Copy word for word the line containing "Recreate this image" together with all lines following it to the end of the listing below, without the pictures.

Items
↓

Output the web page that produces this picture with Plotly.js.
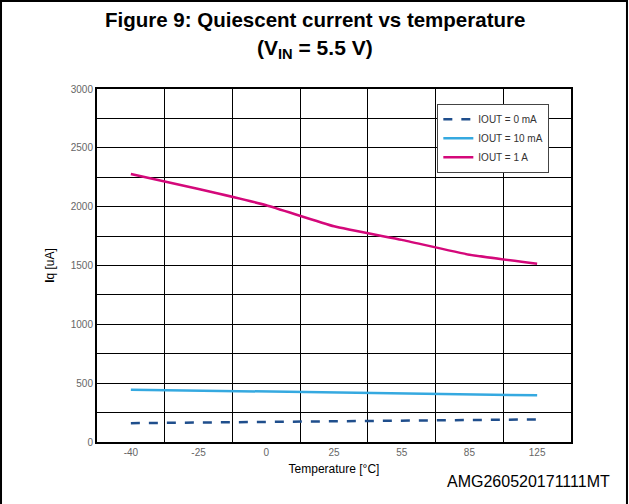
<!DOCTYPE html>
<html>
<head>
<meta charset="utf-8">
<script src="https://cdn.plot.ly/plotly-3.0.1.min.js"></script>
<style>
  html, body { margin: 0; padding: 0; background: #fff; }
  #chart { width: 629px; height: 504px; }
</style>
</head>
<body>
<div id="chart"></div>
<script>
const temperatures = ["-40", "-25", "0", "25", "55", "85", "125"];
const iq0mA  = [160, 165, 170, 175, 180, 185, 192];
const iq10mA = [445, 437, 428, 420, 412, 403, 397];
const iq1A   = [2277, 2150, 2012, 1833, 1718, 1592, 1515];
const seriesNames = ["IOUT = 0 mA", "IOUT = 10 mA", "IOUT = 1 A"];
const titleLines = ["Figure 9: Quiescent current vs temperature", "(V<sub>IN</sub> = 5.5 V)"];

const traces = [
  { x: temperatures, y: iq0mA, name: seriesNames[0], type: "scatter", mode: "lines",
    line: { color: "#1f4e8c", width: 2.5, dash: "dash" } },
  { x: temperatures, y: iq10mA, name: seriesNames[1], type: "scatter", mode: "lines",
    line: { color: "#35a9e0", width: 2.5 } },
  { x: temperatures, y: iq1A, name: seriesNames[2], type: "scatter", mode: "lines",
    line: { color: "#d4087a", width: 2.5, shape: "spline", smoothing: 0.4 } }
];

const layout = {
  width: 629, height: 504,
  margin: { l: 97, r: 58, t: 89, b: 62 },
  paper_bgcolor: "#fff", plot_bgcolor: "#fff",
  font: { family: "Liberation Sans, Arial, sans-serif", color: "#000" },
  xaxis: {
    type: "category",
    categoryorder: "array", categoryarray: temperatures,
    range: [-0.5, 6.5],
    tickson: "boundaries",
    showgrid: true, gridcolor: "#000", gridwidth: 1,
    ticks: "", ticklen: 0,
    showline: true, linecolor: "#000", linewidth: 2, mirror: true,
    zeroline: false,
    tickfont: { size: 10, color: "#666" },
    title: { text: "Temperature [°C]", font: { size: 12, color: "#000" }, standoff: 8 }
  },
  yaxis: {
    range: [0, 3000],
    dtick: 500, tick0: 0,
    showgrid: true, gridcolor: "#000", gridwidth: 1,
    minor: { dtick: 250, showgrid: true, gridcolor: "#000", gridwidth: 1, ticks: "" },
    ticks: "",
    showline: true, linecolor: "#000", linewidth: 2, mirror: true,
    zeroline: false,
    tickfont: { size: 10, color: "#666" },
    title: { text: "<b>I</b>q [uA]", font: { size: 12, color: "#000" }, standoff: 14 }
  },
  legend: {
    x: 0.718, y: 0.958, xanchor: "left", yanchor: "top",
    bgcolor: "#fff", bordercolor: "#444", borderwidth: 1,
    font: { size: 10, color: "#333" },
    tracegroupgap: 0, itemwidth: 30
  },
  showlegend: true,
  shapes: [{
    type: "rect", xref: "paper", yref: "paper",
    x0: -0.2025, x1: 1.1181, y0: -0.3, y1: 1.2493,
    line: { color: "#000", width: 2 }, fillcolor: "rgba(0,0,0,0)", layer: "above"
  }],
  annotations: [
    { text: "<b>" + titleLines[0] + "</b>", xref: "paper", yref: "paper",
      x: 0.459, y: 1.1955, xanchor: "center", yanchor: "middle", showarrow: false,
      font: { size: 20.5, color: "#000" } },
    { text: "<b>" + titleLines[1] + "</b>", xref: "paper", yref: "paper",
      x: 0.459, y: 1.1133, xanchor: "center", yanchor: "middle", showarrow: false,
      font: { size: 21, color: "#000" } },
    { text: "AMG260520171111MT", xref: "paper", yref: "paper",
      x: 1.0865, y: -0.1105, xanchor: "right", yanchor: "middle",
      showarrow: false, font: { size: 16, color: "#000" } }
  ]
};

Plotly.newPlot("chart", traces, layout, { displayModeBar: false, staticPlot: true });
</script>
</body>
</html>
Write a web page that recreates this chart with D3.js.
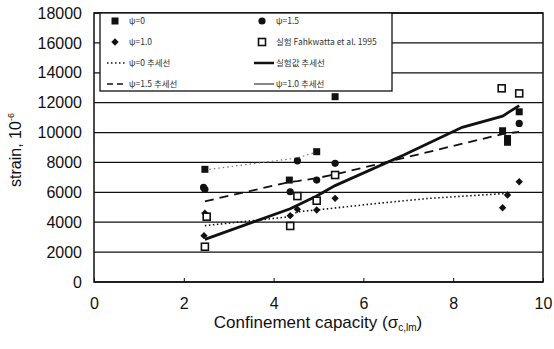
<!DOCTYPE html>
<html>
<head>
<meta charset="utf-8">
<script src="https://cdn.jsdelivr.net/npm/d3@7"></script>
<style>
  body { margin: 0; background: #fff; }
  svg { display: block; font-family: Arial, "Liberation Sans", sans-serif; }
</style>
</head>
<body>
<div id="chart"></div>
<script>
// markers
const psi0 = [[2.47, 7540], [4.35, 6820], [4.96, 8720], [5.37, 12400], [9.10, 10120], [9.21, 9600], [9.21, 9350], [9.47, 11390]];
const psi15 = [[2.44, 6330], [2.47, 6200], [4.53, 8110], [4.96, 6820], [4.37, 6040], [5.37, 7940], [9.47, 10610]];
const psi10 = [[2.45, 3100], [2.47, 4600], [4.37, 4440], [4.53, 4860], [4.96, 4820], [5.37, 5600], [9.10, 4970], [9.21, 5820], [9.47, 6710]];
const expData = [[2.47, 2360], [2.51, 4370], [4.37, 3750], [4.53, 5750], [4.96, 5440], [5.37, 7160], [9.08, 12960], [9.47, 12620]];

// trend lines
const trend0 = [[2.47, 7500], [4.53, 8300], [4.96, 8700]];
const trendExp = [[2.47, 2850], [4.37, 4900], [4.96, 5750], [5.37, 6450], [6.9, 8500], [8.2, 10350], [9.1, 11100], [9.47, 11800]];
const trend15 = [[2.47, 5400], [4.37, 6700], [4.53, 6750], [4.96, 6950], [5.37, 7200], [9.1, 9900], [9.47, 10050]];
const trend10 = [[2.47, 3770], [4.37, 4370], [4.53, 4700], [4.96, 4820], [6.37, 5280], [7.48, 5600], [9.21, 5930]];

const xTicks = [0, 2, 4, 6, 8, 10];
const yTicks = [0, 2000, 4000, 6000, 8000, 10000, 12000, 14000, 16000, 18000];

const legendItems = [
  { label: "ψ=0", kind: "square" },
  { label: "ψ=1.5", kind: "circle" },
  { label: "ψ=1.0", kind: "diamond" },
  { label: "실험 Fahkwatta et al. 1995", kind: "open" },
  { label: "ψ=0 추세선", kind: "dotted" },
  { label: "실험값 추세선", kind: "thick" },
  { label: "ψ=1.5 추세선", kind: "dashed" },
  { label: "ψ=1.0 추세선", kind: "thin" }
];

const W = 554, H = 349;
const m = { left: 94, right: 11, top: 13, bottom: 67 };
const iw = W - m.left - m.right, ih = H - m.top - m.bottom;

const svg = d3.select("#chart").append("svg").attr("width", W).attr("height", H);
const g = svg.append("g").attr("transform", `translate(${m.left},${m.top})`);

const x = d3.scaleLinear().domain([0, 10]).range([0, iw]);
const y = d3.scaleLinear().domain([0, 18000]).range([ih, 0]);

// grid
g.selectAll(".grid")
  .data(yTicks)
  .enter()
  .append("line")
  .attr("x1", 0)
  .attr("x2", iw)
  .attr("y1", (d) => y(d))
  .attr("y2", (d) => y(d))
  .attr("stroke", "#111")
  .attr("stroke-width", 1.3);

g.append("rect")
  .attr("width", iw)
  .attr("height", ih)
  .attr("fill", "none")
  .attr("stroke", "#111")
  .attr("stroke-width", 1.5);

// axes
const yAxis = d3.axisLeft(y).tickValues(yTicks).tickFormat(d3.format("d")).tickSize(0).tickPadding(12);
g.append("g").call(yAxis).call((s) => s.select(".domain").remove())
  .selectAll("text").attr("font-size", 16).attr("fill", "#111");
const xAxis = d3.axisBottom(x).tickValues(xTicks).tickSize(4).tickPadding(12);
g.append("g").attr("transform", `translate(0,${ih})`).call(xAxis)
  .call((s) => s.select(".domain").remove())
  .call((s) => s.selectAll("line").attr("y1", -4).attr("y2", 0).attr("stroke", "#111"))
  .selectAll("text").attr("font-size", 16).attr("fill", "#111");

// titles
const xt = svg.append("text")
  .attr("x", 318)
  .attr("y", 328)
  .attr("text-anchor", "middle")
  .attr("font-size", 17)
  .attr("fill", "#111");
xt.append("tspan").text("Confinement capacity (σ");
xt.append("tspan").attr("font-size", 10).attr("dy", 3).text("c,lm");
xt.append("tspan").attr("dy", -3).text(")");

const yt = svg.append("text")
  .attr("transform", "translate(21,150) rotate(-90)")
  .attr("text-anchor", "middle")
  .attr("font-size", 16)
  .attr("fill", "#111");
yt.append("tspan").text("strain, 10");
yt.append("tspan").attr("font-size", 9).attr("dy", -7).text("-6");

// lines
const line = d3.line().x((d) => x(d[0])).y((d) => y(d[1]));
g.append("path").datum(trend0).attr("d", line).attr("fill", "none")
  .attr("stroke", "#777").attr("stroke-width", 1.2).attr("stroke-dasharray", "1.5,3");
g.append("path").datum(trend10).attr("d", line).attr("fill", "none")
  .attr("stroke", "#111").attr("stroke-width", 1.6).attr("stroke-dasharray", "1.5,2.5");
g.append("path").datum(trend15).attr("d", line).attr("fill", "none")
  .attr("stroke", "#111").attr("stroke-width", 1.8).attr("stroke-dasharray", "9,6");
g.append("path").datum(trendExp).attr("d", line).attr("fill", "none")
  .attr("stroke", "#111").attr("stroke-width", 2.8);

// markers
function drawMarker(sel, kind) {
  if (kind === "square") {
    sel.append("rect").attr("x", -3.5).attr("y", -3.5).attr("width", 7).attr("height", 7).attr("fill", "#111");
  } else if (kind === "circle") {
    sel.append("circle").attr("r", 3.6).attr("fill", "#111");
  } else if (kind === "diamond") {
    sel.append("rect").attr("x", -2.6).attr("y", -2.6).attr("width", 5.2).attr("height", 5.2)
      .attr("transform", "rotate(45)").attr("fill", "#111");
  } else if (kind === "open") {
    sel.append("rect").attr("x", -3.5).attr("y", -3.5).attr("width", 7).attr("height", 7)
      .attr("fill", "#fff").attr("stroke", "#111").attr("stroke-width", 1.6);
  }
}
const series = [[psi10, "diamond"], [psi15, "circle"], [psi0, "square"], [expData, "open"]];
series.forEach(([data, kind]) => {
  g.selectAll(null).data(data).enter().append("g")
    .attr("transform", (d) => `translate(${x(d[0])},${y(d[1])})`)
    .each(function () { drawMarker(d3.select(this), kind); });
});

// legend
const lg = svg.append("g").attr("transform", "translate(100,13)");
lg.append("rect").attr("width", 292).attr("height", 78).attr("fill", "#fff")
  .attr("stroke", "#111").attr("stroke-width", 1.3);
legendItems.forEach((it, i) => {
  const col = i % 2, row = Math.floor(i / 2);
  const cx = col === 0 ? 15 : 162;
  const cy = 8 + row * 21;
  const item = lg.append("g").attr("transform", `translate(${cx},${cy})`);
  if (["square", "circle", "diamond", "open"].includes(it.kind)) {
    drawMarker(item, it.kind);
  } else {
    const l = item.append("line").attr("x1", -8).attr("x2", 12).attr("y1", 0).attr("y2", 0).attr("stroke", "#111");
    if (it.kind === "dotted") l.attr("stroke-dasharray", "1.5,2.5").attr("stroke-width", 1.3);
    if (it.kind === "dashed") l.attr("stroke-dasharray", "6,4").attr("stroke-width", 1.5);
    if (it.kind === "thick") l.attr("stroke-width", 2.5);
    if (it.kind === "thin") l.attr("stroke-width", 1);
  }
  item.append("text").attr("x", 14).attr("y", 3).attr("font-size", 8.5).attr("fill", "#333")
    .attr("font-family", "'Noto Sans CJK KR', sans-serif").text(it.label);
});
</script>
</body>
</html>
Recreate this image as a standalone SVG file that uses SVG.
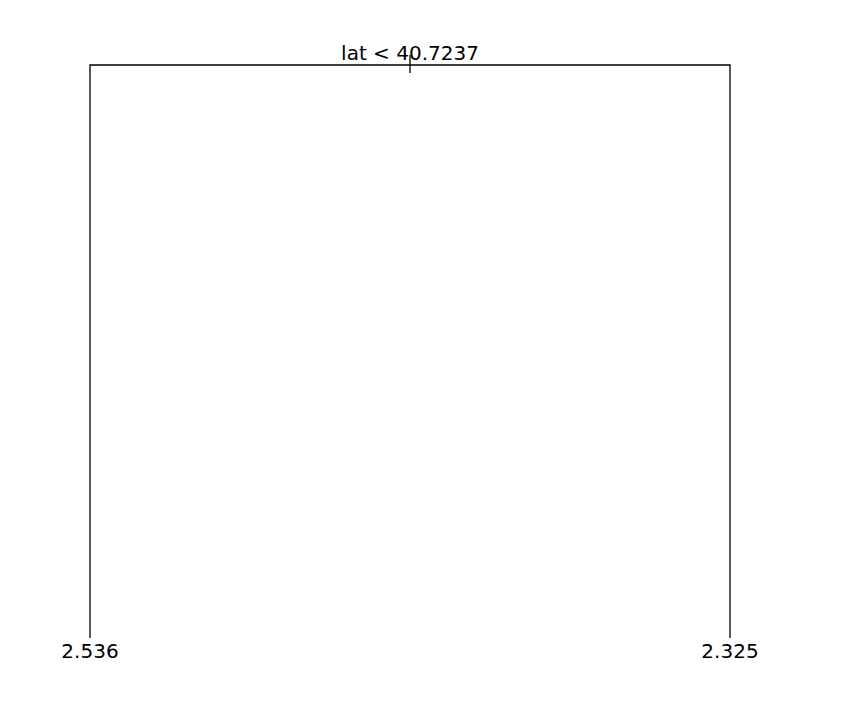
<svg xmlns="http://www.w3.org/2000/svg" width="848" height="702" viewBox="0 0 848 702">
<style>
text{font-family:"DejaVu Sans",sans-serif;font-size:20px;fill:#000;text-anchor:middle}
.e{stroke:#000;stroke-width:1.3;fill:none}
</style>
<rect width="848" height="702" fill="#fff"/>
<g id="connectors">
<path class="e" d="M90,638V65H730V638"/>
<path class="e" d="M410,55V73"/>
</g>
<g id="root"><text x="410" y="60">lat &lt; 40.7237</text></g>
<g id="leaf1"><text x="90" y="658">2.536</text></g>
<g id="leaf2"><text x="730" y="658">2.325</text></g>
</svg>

↑

Finished answer
Recreate this image as a standalone SVG file that uses SVG.
<svg xmlns="http://www.w3.org/2000/svg" width="848" height="702" viewBox="0 0 848 702">
<style>
text{font-family:"DejaVu Sans",sans-serif;font-size:20px;fill:#000;text-anchor:middle}
.e{stroke:#000;stroke-width:1.3;fill:none}
</style>
<rect width="848" height="702" fill="#fff"/>
<g id="connectors">
<path class="e" d="M90,638V65H730V638"/>
<path class="e" d="M410,55V73"/>
</g>
<g id="root"><text x="410" y="60">lat &lt; 40.7237</text></g>
<g id="leaf1"><text x="90" y="658">2.536</text></g>
<g id="leaf2"><text x="730" y="658">2.325</text></g>
</svg>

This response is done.